State Senate President Martin Looney says he sees no way around implementing tolls as a revenue source if the state if serious about funding the governor’s bold 30-year, $100 billion plan to ease traffic congestion, repair aging, crumbling infrastructure, and modernize the commuter rail system. Looney tells The Hanging Shad that tolls are not the entire answer but likely will have to be a part of the solution.
“If we’re going to be serious about fixing the state’s infrastructure, I don’t see how tolls can be avoided,” Looney said. “The gas tax that is designed to fund transportation projects is flat and fluctuates [in the revenue brings in]. Tolls wouldn’t be the entire answer but some of it,” he said.

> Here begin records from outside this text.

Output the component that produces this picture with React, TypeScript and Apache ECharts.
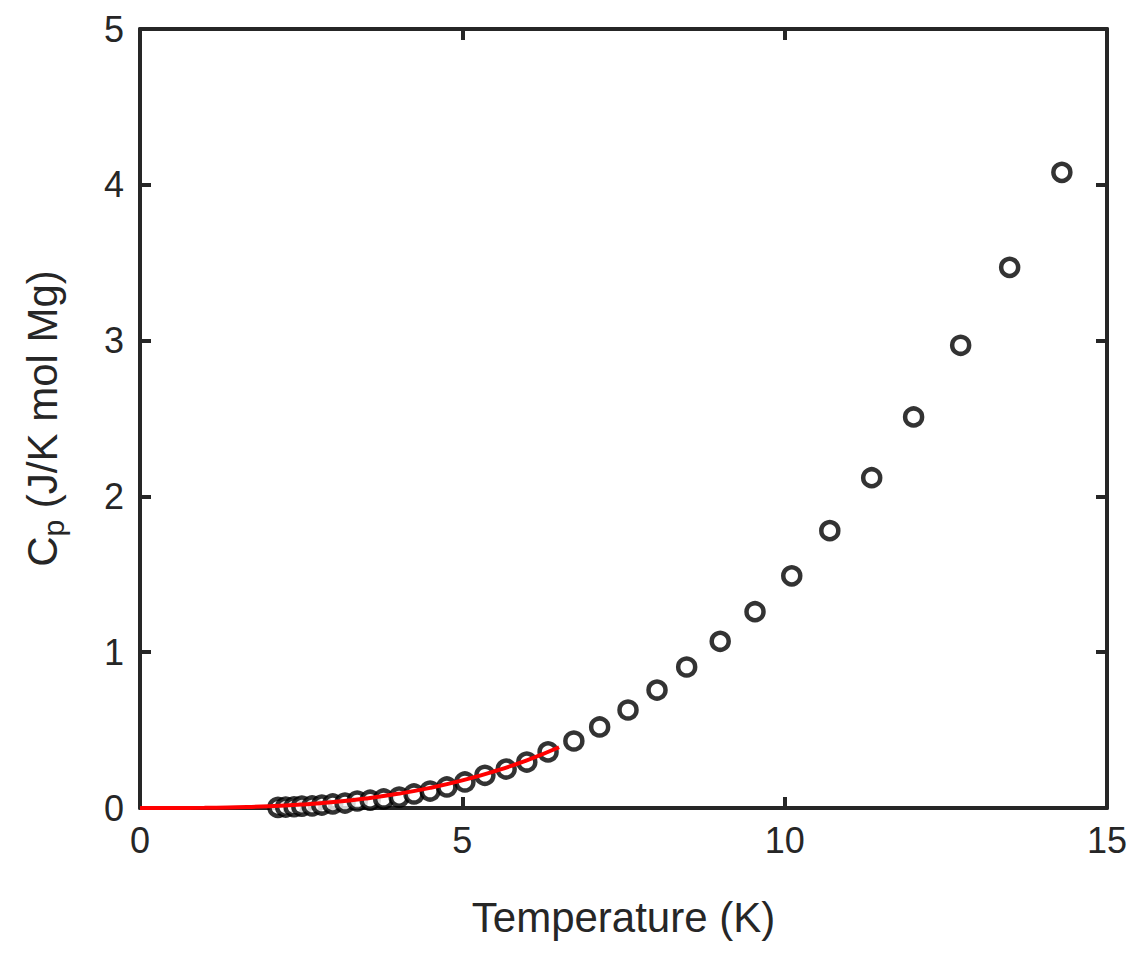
import React, { useEffect, useRef } from 'react';
import * as echarts from 'echarts';

const tempData = [2.14, 2.26, 2.39, 2.51, 2.67, 2.82, 2.99, 3.18, 3.37, 3.57, 3.78, 4.02, 4.25, 4.5, 4.76, 5.04, 5.35, 5.68, 6.0, 6.33, 6.73, 7.13, 7.57, 8.02, 8.48, 9.0, 9.54, 10.11, 10.7, 11.35, 12.0, 12.73, 13.49, 14.3];
const cpData = [0.004, 0.006, 0.008, 0.012, 0.013, 0.019, 0.026, 0.032, 0.045, 0.05, 0.058, 0.07, 0.09, 0.109, 0.135, 0.167, 0.21, 0.25, 0.295, 0.36, 0.43, 0.52, 0.629, 0.757, 0.905, 1.07, 1.26, 1.49, 1.78, 2.12, 2.51, 2.97, 3.47, 4.08];

const fitT = [0, 0.5, 1, 1.5, 2, 2.5, 3, 3.5, 4, 4.5, 5, 5.5, 6, 6.5];
const fitCp = [0, 0, 0.001, 0.005, 0.011, 0.022, 0.038, 0.061, 0.091, 0.129, 0.177, 0.236, 0.306, 0.39];

const dark = '#262626';

const App: React.FC = () => {
	const ref = useRef<HTMLDivElement | null>(null);

	useEffect(() => {
		if (!ref.current) return;
		const chart = echarts.init(ref.current, undefined, { renderer: 'svg' });
		const font = 'Liberation Sans, Arial, sans-serif';
		const axisCommon = {
			axisLine: { show: true, onZero: false, lineStyle: { color: dark, width: 4 } },
			axisTick: { show: true, inside: true, length: 11, lineStyle: { color: dark, width: 4 } },
			splitLine: { show: false },
		};
		chart.setOption({
			animation: false,
			grid: { left: 140, right: 31, top: 29, bottom: 145 },
			xAxis: [
				{
					...axisCommon, type: 'value', min: 0, max: 15, interval: 5,
					name: 'Temperature (K)', nameLocation: 'middle', nameGap: 88,
					nameTextStyle: { fontSize: 42, color: dark, fontFamily: font },
					axisLabel: { fontSize: 36, color: dark, fontFamily: font, margin: 14 },
				},
				{ ...axisCommon, type: 'value', position: 'top', min: 0, max: 15, interval: 5, axisLabel: { show: false } },
			],
			yAxis: [
				{
					...axisCommon, type: 'value', min: 0, max: 5, interval: 1,
					name: '{a|C}{s|p}{a| (J/K mol Mg)}', nameLocation: 'middle', nameGap: 72,
					nameTextStyle: {
						rich: {
							a: { fontSize: 42, color: dark, fontFamily: font },
							s: { fontSize: 30, color: dark, fontFamily: font, verticalAlign: 'bottom', padding: [22, 0, 0, 0] },
						},
					},
					axisLabel: { fontSize: 36, color: dark, fontFamily: font, margin: 16 },
				},
				{ ...axisCommon, type: 'value', position: 'right', min: 0, max: 5, interval: 1, axisLabel: { show: false } },
			],
			series: [
				{
					type: 'line',
					data: fitT.map((t, i) => [t, fitCp[i]]),
					showSymbol: false,
					smooth: true,
					lineStyle: { color: '#ff0000', width: 4 },
					z: 3,
				},
				{
					type: 'scatter',
					data: tempData.map((t, i) => [t, cpData[i]]),
					symbol: 'circle',
					symbolSize: 17,
					itemStyle: { color: '#ffffff', borderColor: '#000000', borderWidth: 4.5 },
					z: 2,
				},
			],
		});
		return () => chart.dispose();
	}, []);

	return <div ref={ref} style={{ width: '1138px', height: '953px', margin: '-8px' }} />;
};

export default App;
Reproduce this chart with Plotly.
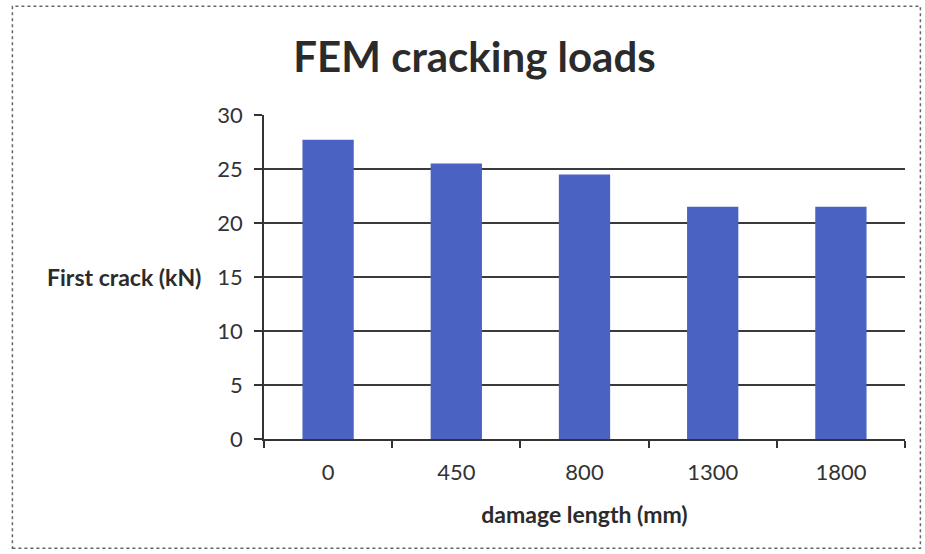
import plotly.graph_objects as go

# Cracking loads from the FEM runs, one bar per damage length
damage_lengths = ["0", "450", "800", "1300", "1800"]
first_crack_kn = [27.7, 25.5, 24.5, 21.5, 21.5]
y_ticks = [0, 5, 10, 15, 20, 25, 30]

FONT = "Lato, 'Open Sans', sans-serif"
BAR_COLOR = "#4A63C3"

fig = go.Figure(
    go.Bar(
        x=damage_lengths,
        y=first_crack_kn,
        marker=dict(color=BAR_COLOR, line=dict(width=0)),
        width=0.4,
    )
)

fig.update_layout(
    width=925,
    height=554,
    margin=dict(l=264, r=20, t=115, b=115),
    paper_bgcolor="white",
    plot_bgcolor="white",
    showlegend=False,
    font=dict(family=FONT, color="#333333"),
    title=dict(
        text="<b>FEM cracking loads</b>",
        x=0.513,
        xanchor="center",
        y=0.897,
        yanchor="middle",
        font=dict(family=FONT, size=42, color="#2b2b2b"),
    ),
)

fig.update_xaxes(
    type="category",
    showgrid=False,
    showline=True,
    linecolor="#333333",
    linewidth=1.5,
    ticks="outside",
    tickson="boundaries",
    ticklen=7,
    tickwidth=1.5,
    tickcolor="#333333",
    ticklabelstandoff=13,
    tickfont=dict(family=FONT, size=22, color="#333333"),
    title=dict(
        text="<b>damage length (mm)</b>",
        font=dict(family=FONT, size=23, color="#2b2b2b"),
        standoff=23,
    ),
)

fig.update_yaxes(
    range=[0, 30],
    tickvals=y_ticks,
    showgrid=True,
    gridcolor="#3a3a3a",
    gridwidth=1.5,
    zeroline=False,
    showline=True,
    linecolor="#333333",
    linewidth=1.5,
    ticks="outside",
    ticklen=8,
    tickwidth=1.5,
    tickcolor="#333333",
    ticklabelstandoff=7,
    tickfont=dict(family=FONT, size=22, color="#333333"),
)

# Horizontal axis caption placed to the left of the tick labels
fig.add_annotation(
    text="<b>First crack (kN)</b>",
    xref="paper",
    yref="paper",
    x=-0.095,
    y=0.5,
    xanchor="right",
    yanchor="middle",
    showarrow=False,
    font=dict(family=FONT, size=23, color="#2b2b2b"),
)

# Chart frame
fig.add_shape(
    type="rect",
    xref="paper",
    yref="paper",
    x0=-0.3925,
    x1=1.024,
    y0=-0.337,
    y1=1.336,
    line=dict(color="#666666", width=1.5, dash="dot"),
    layer="below",
)

fig.write_html("out.html")
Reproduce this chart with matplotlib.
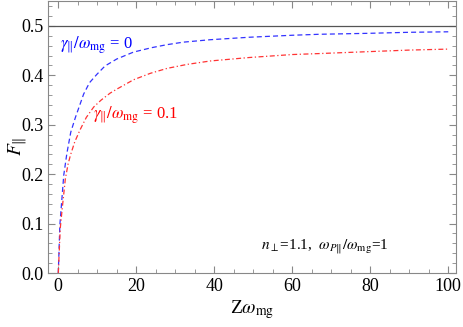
import matplotlib
matplotlib.use("Agg")
import matplotlib.pyplot as plt
from matplotlib.ticker import MultipleLocator, FormatStrFormatter

plt.rcParams["font.family"] = ["Liberation Serif", "DejaVu Serif"]
plt.rcParams["mathtext.fontset"] = "stix"

# values
x_blue = [0, 0.4, 1.4, 2.2, 3.2, 4.4, 6.5, 8.0, 9.9, 12.0, 15.0, 19.3,
          24.0, 27.9, 32.0, 39.0, 49.0, 60.0, 67.0, 80.0, 90.0, 100.0]
y_blue = [0, 0.097, 0.198, 0.242, 0.285, 0.315, 0.362, 0.385, 0.402, 0.419,
          0.433, 0.447, 0.456, 0.462, 0.467, 0.472, 0.477, 0.481, 0.483,
          0.485, 0.487, 0.488]
x_red = [0, 0.5, 1.0, 1.8, 2.5, 3.1, 4.2, 5.6, 7.2, 9.1, 11.0, 13.3, 15.0,
         19.3, 23.6, 27.9, 33.0, 39.0, 49.0, 60.0, 67.0, 80.0, 90.0, 100.0]
y_red = [0, 0.09, 0.13, 0.19, 0.22, 0.238, 0.265, 0.29, 0.315, 0.336, 0.35,
         0.364, 0.372, 0.391, 0.404, 0.414, 0.422, 0.429, 0.436, 0.442,
         0.444, 0.448, 0.451, 0.453]
limit = 0.5

fig = plt.figure(figsize=(4.63, 3.27), dpi=100)
ax = fig.add_axes([0.104, 0.165, 0.881, 0.833])

ax.axhline(limit, color="#555555", lw=0.9)
ax.plot(x_blue, y_blue, color="#3333ff", lw=0.9, dashes=(4, 2.5))
ax.plot(x_red, y_red, color="#ff3333", lw=0.9, dashes=(4, 2, 1, 2))

ax.text(0.5, 0.46, r"$\gamma_{\|}/\omega_{\rm mg}$ = 0", color="#0000ff",
        fontsize=12, va="center")
ax.text(9.0, 0.319, r"$\gamma_{\|}/\omega_{\rm mg}$ = 0.1", color="#ff0000",
        fontsize=12, va="center")
ax.text(52, 0.052, r"$n_{\perp}$=1.1,  $\omega_{P\|}/\omega_{\rm mg}$=1",
        fontsize=11, va="center")

ax.set_xlim(-2.6, 102)
ax.set_ylim(0, 0.551)
ax.xaxis.set_major_locator(MultipleLocator(20))
ax.xaxis.set_minor_locator(MultipleLocator(5))
ax.yaxis.set_major_locator(MultipleLocator(0.1))
ax.yaxis.set_minor_locator(MultipleLocator(0.02))
ax.yaxis.set_major_formatter(FormatStrFormatter("%.1f"))
ax.tick_params(which="both", direction="in", top=True, right=True,
               color="#888888", labelsize=13)
ax.tick_params(which="major", length=5)
ax.tick_params(which="minor", length=3)
for s in ax.spines.values():
    s.set_color("#888888")

ax.set_xlabel(r"Z$\omega_{\rm mg}$", fontsize=14, labelpad=2)
fig.text(18 / 463, 0.553, r"$F_{\|}$", fontsize=14, rotation=90,
         ha="center", va="center")

fig.savefig("out.png", dpi=100, facecolor="white")
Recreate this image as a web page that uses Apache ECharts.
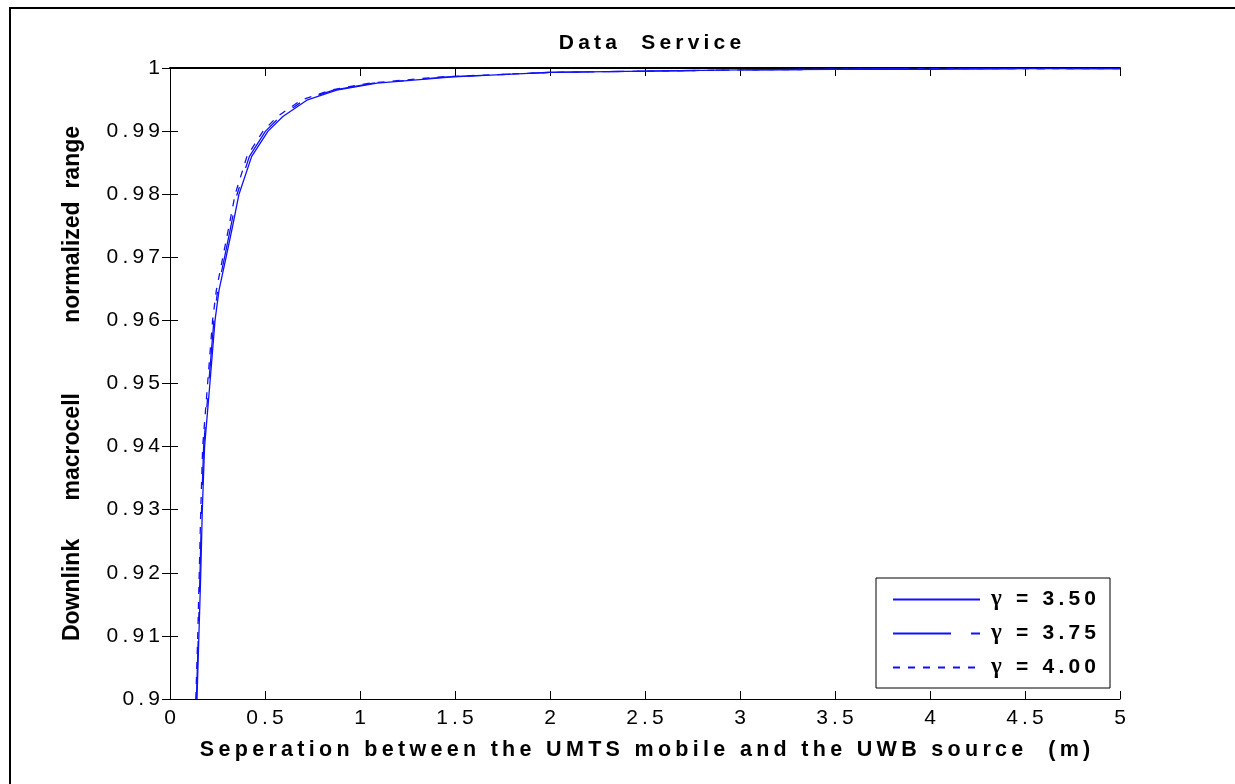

With a different emphasis, Gov. Malloy’s budget chief Ben Barnes told a legislative committee Wednesday that it would be a mistake to rely too heavily on tolls although he admitted governor’s plan has to be paid for somehow. “I don’t believe that, economically, it makes sense to put all of our eggs in the basket of tolling and I don’t know that we have the ability to implement that,” Barnes told the legislature’s Transportation Committee as reported by CTNewsJunkie.com. Barnes says installing tolls could put federal transportation at risk.
State Rep. Tony Guerrera, co-chair of the Transportation Committee left no doubt where he stands on the issue. “I’m going to tell you this: I am not going to allow the people of this state to take the burden on their back when 75 percent of them are traveling through this state and not paying for it. That is dead wrong. And we have to look at that,” he said.